Detailing the attacks in a blog post, cybersecurity firm Confiant revealed that one of the flaws was found in Chrome for iOS and was subsequently patched. The other is a zero-day flaw found in the WebKit browser engine.

Whoever is behind this attack, has been at it for at least a year. That’s when security experts first noticed a malvertising campaign which displayed malicious ads on vulnerable machines. The campaigns usually last a couple of days. During that time, eGobbler buys legit ads on legit services, but changes the code to add a few malicious lines. This makes the browser perform unwanted activity, such as download a malicious payload, or redirect to a malicious website.

Browsers are usually protected from such attacks unless, as was the case here, they had a flaw which could be abused.

Cybersecurity researchers from Confiant notified the Chromium team about the vulnerability, which was since dubbed CVE-2019-5840. The team patched it in June’s Chrome version 75.

In August, the hackers started exploiting a flaw found in WebKit, the browser engine found in older Chrome versions and Apple’s Safari.

This September, this flaw was also patched, in version Safari 13.0.1.
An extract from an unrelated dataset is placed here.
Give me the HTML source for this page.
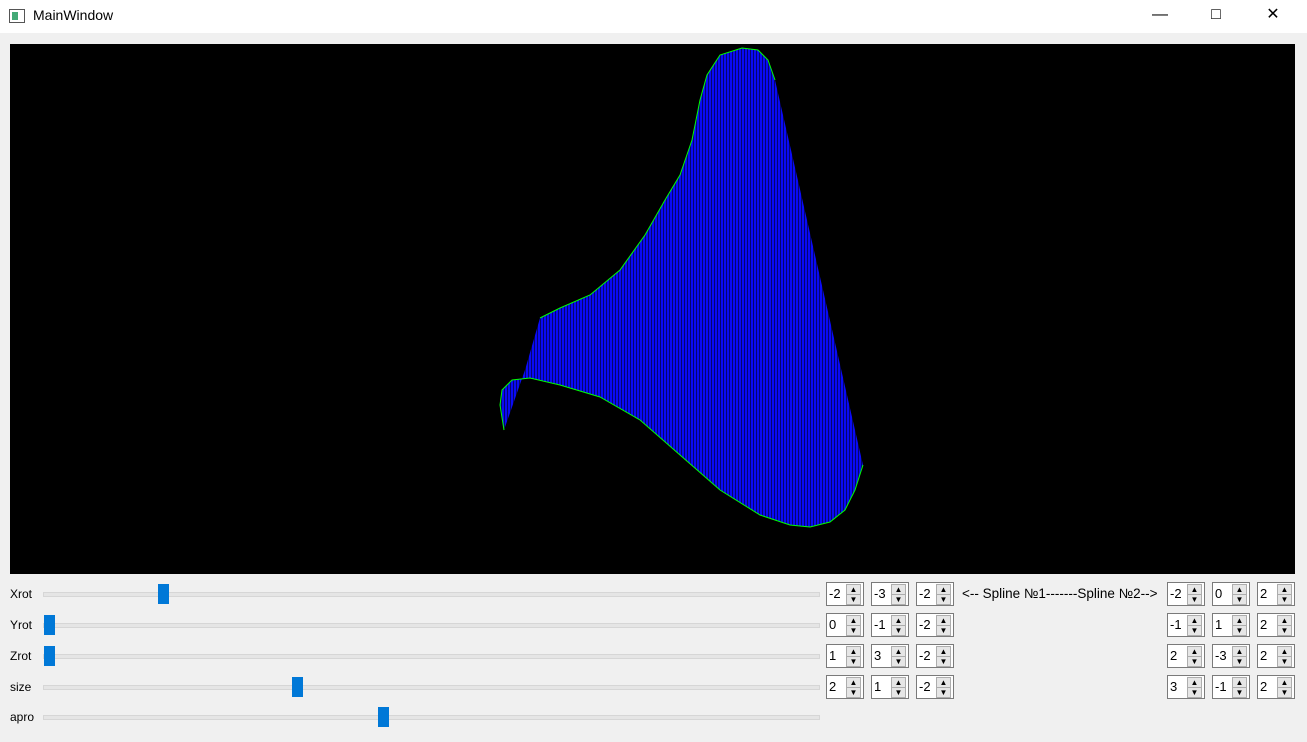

"eGobbler's preference for desktop platforms during this period supports their latest WebKit exploit, as the 'onkeydown' event is less likely to spawn organically during mobile browsing," the researchers said. "The eGobbler group will often use CDNs [content delivery networks] for payload delivery. When available, they will leverage subdomains that look innocuous or include familiar brands," they warned.